%%%%%%%%%%%%%%%%%%%%%%%%%%%%%%%%%%%%%%%%%%%%%%%%%%%%%%%%%%%%%%%
%
%  Training a weighted automata.
%  Input
%   - a directed acyclic automata represented as a set of edges 'E',
%     where each edge is a tuple 't(Start,End,Char)'
%   - a set of samples of the form 't(String,Cost)' where 
%     'String' is a list of characters and 'Cost' is an integer 
%     representing the desired weight for such string.
%  Output:
%   - an automata 'W': a weighted version of the input automata 'E'
%     where each edge is a tuple 't(Start,End,Char,cost(EdgeCost))'
%
%%%%%%%%%%%%%%%%%%%%%%%%%%%%%%%%%%%%%%%%%%%%%%%%%%%%%%%%%%%%%%%


training(E,Samples,W):-
   create_automata(E,W)! &
   forall(X in Samples,
          exists([String,Cost], X = t(String,Cost) &
                                validate(W,String,Cost))).

                           %create_automata(A,W) 
                           %'A' is a directed acyclic automata and
                           %'W' is its weighted version. Weights are restricted
                           %to the range 1-100.
create_automata({},{}).
create_automata({t(Start,End,Char)\Rest},{t(Start,End,Char,cost(X))\NewRest}):-
   X in int(1,100) &
   t(Start,End,Char) nin Rest &
   create_automata(Rest,NewRest).
                            
                           %validate(W,String,Cost)
                           %'W' is a weighted automata accepting the string 'String'
                           %with total cost 'Cost'
validate(W,String,Cost):-
   make_path(String,Path,q0,Cost) &
   subset(Path,W)!.

                           %make_path(String,Path,State,Cost) 
                           %'Path' is the collection of (abstract) edges, starting from 
                           %node 'State', required to process the string 'String',
                           %with total cost 'Cost'
make_path([],{},_,0).
make_path([Char|Rest],{t(State,End,Char,cost(EdgeCost))\PathRest},State,TotalCost):-
   TotalCost is EdgeCost + Cost &
   make_path(Rest,PathRest,End,Cost).


%%%%%%%%%%%%%%%%%%%%%% Sample input and goals %%%%%%%%%%%%%%%%%%%%

input(E,Samples):-
   E =
      {t(q0,q1,a),
       t(q0,q2,b),
       t(q2,q1,a),
       t(q2,q3,b),
       t(q1,q4,a),
       t(q1,q4,b),
       t(q4,q5,a)} &
   Samples = 
      {t([a,a],5),
       t([b,a,b],14),
       t([b,b],8),
       t([a,a,a],11),
       t([a,b],6)}.

/*
Sample goal:

{log}=> input(A,Samples) & training(A,Samples,WeightedA).

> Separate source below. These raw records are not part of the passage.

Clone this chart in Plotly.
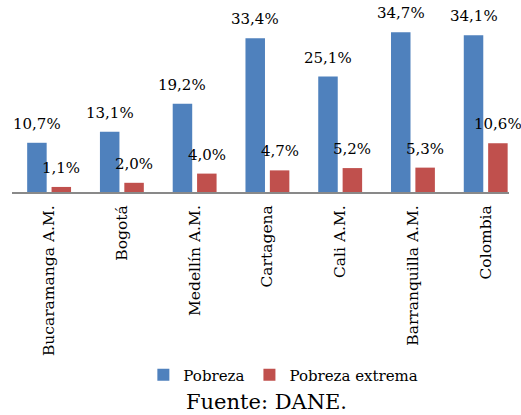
import plotly.graph_objects as go

categories = ["Bucaramanga A.M.", "Bogotá", "Medellín A.M.", "Cartagena",
              "Cali A.M.", "Barranquilla A.M.", "Colombia"]
pobreza = [10.7, 13.1, 19.2, 33.4, 25.1, 34.7, 34.1]
pobreza_extrema = [1.1, 2.0, 4.0, 4.7, 5.2, 5.3, 10.6]
series_names = ["Pobreza", "Pobreza extrema"]
source_text = "Fuente: DANE."

BLUE = "#4F81BD"
RED = "#C0504D"
FONT = "DejaVu Serif"


def fmt(v):
    return f"{v:.1f}".replace(".", ",") + "%"


fig = go.Figure()
fig.add_trace(go.Bar(x=categories, y=pobreza, name=series_names[0],
                     marker=dict(color=BLUE, line=dict(width=0))))
fig.add_trace(go.Bar(x=categories, y=pobreza_extrema, name=series_names[1],
                     marker=dict(color=RED, line=dict(width=0))))

annotations = []
for cat, v in zip(categories, pobreza):
    annotations.append(dict(x=cat, y=v, text=fmt(v), showarrow=False,
                            xshift=-12.2, yanchor="bottom", yshift=8,
                            font=dict(family=FONT, size=15, color="#000")))
for cat, v in zip(categories, pobreza_extrema):
    annotations.append(dict(x=cat, y=v, text=fmt(v), showarrow=False,
                            xshift=12.2, yanchor="bottom", yshift=8,
                            font=dict(family=FONT, size=15, color="#000")))
annotations.append(dict(x=0.513, y=-1.125, xref="paper", yref="paper",
                        text=source_text, showarrow=False,
                        xanchor="center", yanchor="middle",
                        font=dict(family=FONT, size=21, color="#000")))

fig.update_layout(
    width=521, height=415,
    margin=dict(l=12, r=12, t=5, b=223, autoexpand=False),
    paper_bgcolor="white", plot_bgcolor="white",
    barmode="group", bargap=0.33, bargroupgap=0.2,
    font=dict(family=FONT, size=15, color="#000"),
    showlegend=True,
    legend=dict(orientation="h", x=0.546, xanchor="center", y=-0.979,
                yanchor="middle", font=dict(family=FONT, size=15, color="#000"),
                itemwidth=30, tracegroupgap=0, bgcolor="rgba(0,0,0,0)"),
    annotations=annotations,
)
fig.update_xaxes(type="category", range=[-0.51, 6.32], showline=True,
                 linecolor="#898989", linewidth=2, ticks="", tickangle=-90,
                 tickfont=dict(family=FONT, size=15.5, color="#000"),
                 ticklabelstandoff=5, automargin=False, showgrid=False,
                 fixedrange=True)
fig.update_yaxes(range=[0, 40.65], visible=False, showgrid=False,
                 zeroline=False, automargin=False, fixedrange=True)

fig.write_html(
    "out.html",
    config={"displayModeBar": False, "staticPlot": False},
    post_script="document.body.style.margin='0';document.body.style.overflow='hidden';",
)
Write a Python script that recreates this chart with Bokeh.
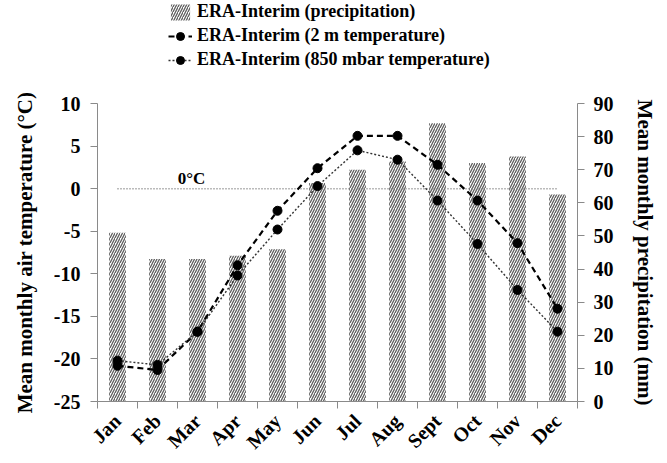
from math import pi

from bokeh.embed import file_html
from bokeh.layouts import column
from bokeh.models import (ColumnDataSource, FixedTicker, Label, Legend,
                          LegendItem, LinearAxis, Range1d)
from bokeh.plotting import figure
from bokeh.resources import INLINE

# Monthly climatology (ERA-Interim)
months = ["Jan", "Feb", "Mar", "Apr", "May", "Jun",
          "Jul", "Aug", "Sept", "Oct", "Nov", "Dec"]
precip_mm = [51, 43, 43, 44, 46, 66, 70, 72.5, 84, 72, 74, 62.5]
temp_2m = [-20.8, -21.3, -16.8, -9.0, -2.6, 2.4, 6.2, 6.2, 2.8, -1.4, -6.4, -14.1]
temp_850 = [-20.2, -20.7, -16.8, -10.2, -4.8, 0.3, 4.5, 3.4, -1.4, -6.5, -11.9, -16.8]

temp_ticks = [-25, -20, -15, -10, -5, 0, 5, 10]
precip_ticks = [0, 10, 20, 30, 40, 50, 60, 70, 80, 90]
freezing = 0

FONT = "Liberation Serif"
GREY = "#8a8a8a"

BAR_STYLE = dict(fill_color="white", line_color=None, hatch_pattern="/",
                 hatch_color="#5e5e5e", hatch_scale=5, hatch_weight=1.3)
T2M_LINE = dict(line_color="black", line_width=2.2, line_dash="6 4")
T850_LINE = dict(line_color="#333333", line_width=1.4, line_dash="2 2")
MARKER = dict(size=9, color="black")

# month i sits in the middle of the slot [i, i + 1]
x_mid = [i + 0.5 for i in range(len(months))]
x_edges = list(range(len(months) + 1))

p = figure(width=667, height=370,
           x_range=Range1d(0, len(months)),
           y_range=Range1d(temp_ticks[0], temp_ticks[-1]),
           x_axis_location=None,
           output_backend="svg", toolbar_location=None,
           min_border_left=97, min_border_right=90,
           min_border_top=10, min_border_bottom=58)
p.outline_line_color = None
p.grid.visible = False
p.background_fill_color = "white"

p.extra_y_ranges = {"precip": Range1d(precip_ticks[0], precip_ticks[-1])}

# precipitation bars (right axis)
p.vbar(x=x_mid, top=precip_mm, bottom=0, width=0.42,
       y_range_name="precip", **BAR_STYLE)

# 0 °C reference line
p.segment(x0=[x_mid[0]], y0=[freezing], x1=[x_mid[-1]], y1=[freezing],
          line_color="#777777", line_width=1.5, line_dash="1 2")
p.add_layout(Label(x=2.35, y=freezing, text="0°C", text_align="center",
                   text_baseline="bottom", y_offset=1,
                   text_font=FONT, text_font_style="bold",
                   text_font_size="17px", text_color="black"))

# temperatures (left axis)
p.line(x_mid, temp_2m, **T2M_LINE)
p.scatter(x_mid, temp_2m, **MARKER)
p.line(x_mid, temp_850, **T850_LINE)
p.scatter(x_mid, temp_850, **MARKER)

def style_axis(ax):
    ax.axis_line_color = GREY
    ax.major_tick_line_color = GREY
    ax.minor_tick_line_color = GREY
    ax.major_tick_out = 7
    ax.major_tick_in = 0
    ax.minor_tick_out = 0
    ax.minor_tick_in = 0
    ax.major_label_text_font = FONT
    ax.major_label_text_font_style = "bold"
    ax.major_label_text_font_size = "20px"
    ax.major_label_text_color = "black"
    ax.axis_label_text_font = FONT
    ax.axis_label_text_font_style = "bold"
    ax.axis_label_text_font_size = "21px"
    ax.axis_label_text_color = "black"

# left axis
yl = p.yaxis[0]
style_axis(yl)
yl.ticker = FixedTicker(ticks=temp_ticks)
yl.major_label_overrides = {t: str(t) for t in temp_ticks}
yl.major_label_standoff = 10
yl.axis_label = "Mean monthly air temperature (°C)"
yl.axis_label_standoff = 14

# right axis
yr = LinearAxis(y_range_name="precip", ticker=FixedTicker(ticks=precip_ticks))
style_axis(yr)
yr.major_label_standoff = 9
yr.axis_label = "Mean monthly precipitation (mm)"
yr.axis_label_standoff = 16
p.add_layout(yr, "right")

# bottom: month names in the middle of each slot, ticks at the slot edges
xm = LinearAxis(ticker=FixedTicker(ticks=x_mid, minor_ticks=x_edges),
                major_label_overrides={x: m for x, m in zip(x_mid, months)})
style_axis(xm)
xm.major_tick_line_color = None
xm.major_tick_out = 0
xm.minor_tick_out = 7
xm.major_label_orientation = pi / 4
xm.major_label_standoff = 9
xm.major_label_text_font_size = "20px"
p.add_layout(xm, "below")

# legend strip above the chart: placeholder renderers (a single undefined
# point each) carry the series styles so that only the key itself is drawn
key = figure(width=667, height=93, x_range=Range1d(0, 1), y_range=Range1d(0, 1),
             x_axis_location=None, y_axis_location=None,
             output_backend="svg", toolbar_location=None,
             min_border_left=0, min_border_right=0,
             min_border_top=0, min_border_bottom=0)
key.outline_line_color = None
key.grid.visible = False
blank = ColumnDataSource(data=dict(x=[float("nan")], y=[float("nan")]))
kb = key.vbar(x="x", top="y", width=0.42, source=blank, **BAR_STYLE)
k2l = key.line("x", "y", source=blank, **T2M_LINE)
k2s = key.scatter("x", "y", source=blank, **MARKER)
k8l = key.line("x", "y", source=blank, **T850_LINE)
k8s = key.scatter("x", "y", source=blank, **MARKER)

legend = Legend(items=[
    LegendItem(label="ERA-Interim (precipitation)", renderers=[kb]),
    LegendItem(label="ERA-Interim (2 m temperature)", renderers=[k2l, k2s]),
    LegendItem(label="ERA-Interim (850 mbar temperature)", renderers=[k8l, k8s]),
], location=(71, 23))
legend.border_line_color = None
legend.background_fill_alpha = 0
legend.padding = 0
legend.margin = 0
legend.spacing = 3
legend.glyph_width = 24
legend.glyph_height = 20
legend.label_height = 20
legend.label_standoff = 5
legend.label_text_font = FONT
legend.label_text_font_style = "bold"
legend.label_text_font_size = "18px"
legend.label_text_color = "black"
key.add_layout(legend)

layout = column(key, p, spacing=0)
open("out.html", "w").write(file_html(layout, INLINE))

A = {t(q0,q1,a),t(q0,q2,b),t(q2,q1,a),t(q2,q3,b),t(q1,q4,a),t(q1,q4,b),t(q4,q5,a)},  
WeightedA = {t(q0,q1,a,cost(1)),t(q0,q2,b,cost(1)),t(q2,q1,a,cost(8)),
             t(q2,q3,b,cost(7)),t(q1,q4,a,cost(4)),t(q1,q4,b,cost(5)),
             t(q4,q5,a,cost(6))},  

Another solution?  (y/n)y

A = {t(q0,q1,a),t(q0,q2,b),t(q2,q1,a),t(q2,q3,b),t(q1,q4,a),t(q1,q4,b),t(q4,q5,a)},  
WeightedA = {t(q0,q1,a,cost(1)),t(q0,q2,b,cost(2)),t(q2,q1,a,cost(7)),
             t(q2,q3,b,cost(6)),t(q1,q4,a,cost(4)),t(q1,q4,b,cost(5)),
             t(q4,q5,a,cost(6))},  

Another solution?  (y/n)y

A = {t(q0,q1,a),t(q0,q2,b),t(q2,q1,a),t(q2,q3,b),t(q1,q4,a),t(q1,q4,b),t(q4,q5,a)},  
WeightedA = {t(q0,q1,a,cost(1)),t(q0,q2,b,cost(3)),t(q2,q1,a,cost(6)),
             t(q2,q3,b,cost(5)),t(q1,q4,a,cost(4)),t(q1,q4,b,cost(5)),
             t(q4,q5,a,cost(6))},  

Another solution?  (y/n)

...

*/